Julia Hockenmaier, University of Pennsylvania

April 17, 2007

View Seminar Video


We know that adult speakers of a language have no problem understanding newspapers in that language, and that proteins fold spontaneously into specific three-dimensional structures. However, a sentence in the Wall Street Journal may have millions of possible grammatical analyses, and a protein may have millions of possible structures. As computer scientists who want to design systems that can either parse natural language or predict the folded structure of proteins, we are faced with two very similar search problems: In both cases, we want to find the optimal structure of an input sequence among an exponential number of possible alternatives.
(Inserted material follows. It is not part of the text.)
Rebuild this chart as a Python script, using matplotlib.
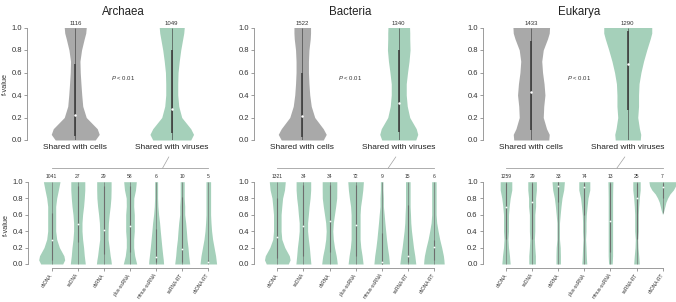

In this talk, I will demonstrate how CKY, a standard dynamic programming algorithm that is normally used in natural language parsing, can be adapted to give us novel insights into the protein folding problem. If we assume that folding is a greedy, hierarchical search for lowest-energy structures, CKY provides an efficient way to find all direct folding routes. I will also show that we can extend CKY to construct a Markov chain model of the entire folding process, and that this Markov chain may explain an apparent contradiction between what experimentalists observe in a test tube and what many theorists predict.


Julia Hockenmaier is a postdoc with Aravind Joshi at the University of Pennsylvania, and also a frequent visitor to Ken Dill's lab at the University of California at San Francisco. Her research areas are natural language processing (computational linguistics) and computational biology, specifically natural language parsing and protein folding.